There are countless comments on the Sales Reddit sub from account reps at large mature companies who have 8 figure quotas, marveling at software startup sales reps with 7 figure quotas who get paid 2x to 3x more. Mature companies have smaller margins and have operationalized their sales to the point where they can just hire anyone to do the work, and train the new employees up. Startups are high margin, and have not yet operationalized the work.
This is not the same as a CIO who runs IT for a Biglaw firm—that type of employee is not as easily replaceable. I’m talking more about like a system admin.
I recognize the irony that I, a social media guy with lots of followers, am the person delivering this message. But it doesn’t make it any less true. Talking about being a great lawyer on LinkedIn, or talking about being a great VC on Twitter doesn’t actually make it so.
For example, there’s a small group of sales leaders who are known to startup investors and CEOs to be great at what they do for early stage companies. Most people have never heard of them. Each of these sales leaders have an unquestionably strong personal brand.

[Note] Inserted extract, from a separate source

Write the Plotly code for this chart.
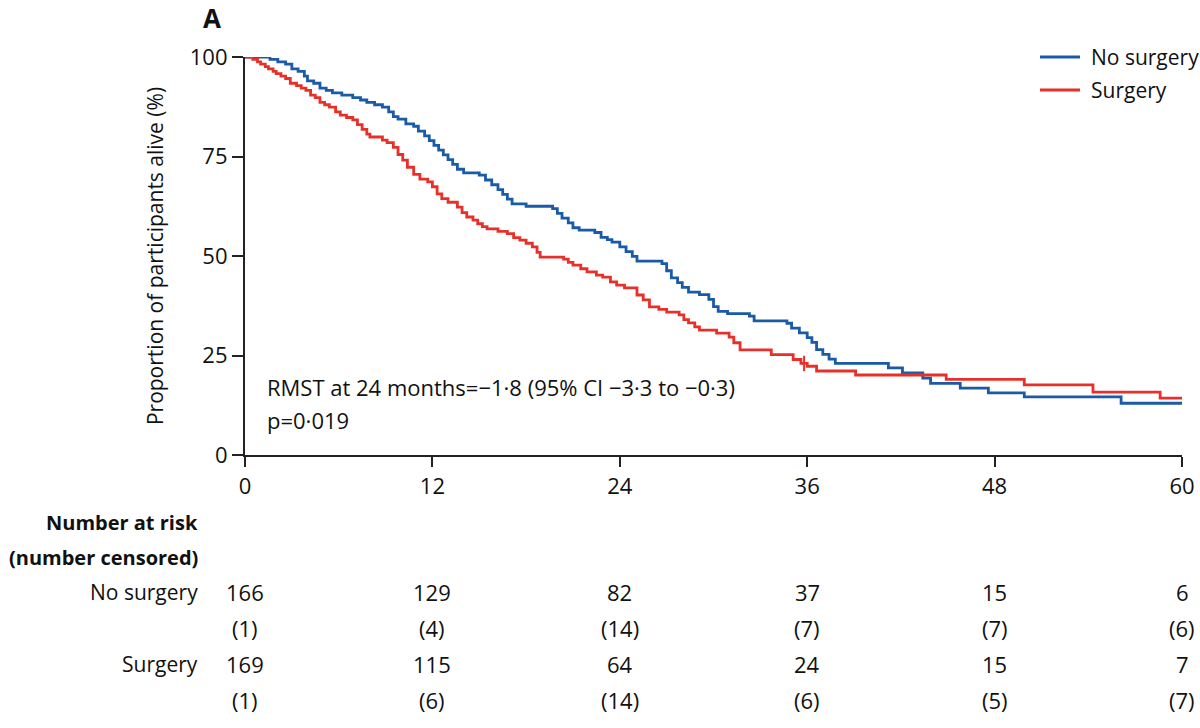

In case I wasn’t clear, the work that helps newbies potentially develop this valuable skill gets funneled to the person holding the Unicorn Job, further solidifying their lead in this expertise.
I don’t exactly have a Unicorn Job yet although I’m headed in that direction. I made it to the unicorn track because I went off the beaten path twice, pivoting out of law and sales, respectively, to focus on posting cringey content and weird Tik Toks. I’m doing it all in the hopes that I’ll get a big time Unicorn Job in the distant future.
Great overview of something I've seen illustrated time and time again in the job market, especially with respect to personal branding and expertise. One of the most powerful insights you offer is personal branding externally and internally. There's a difference between the two and the power of your personal brand comes from having both types of brands.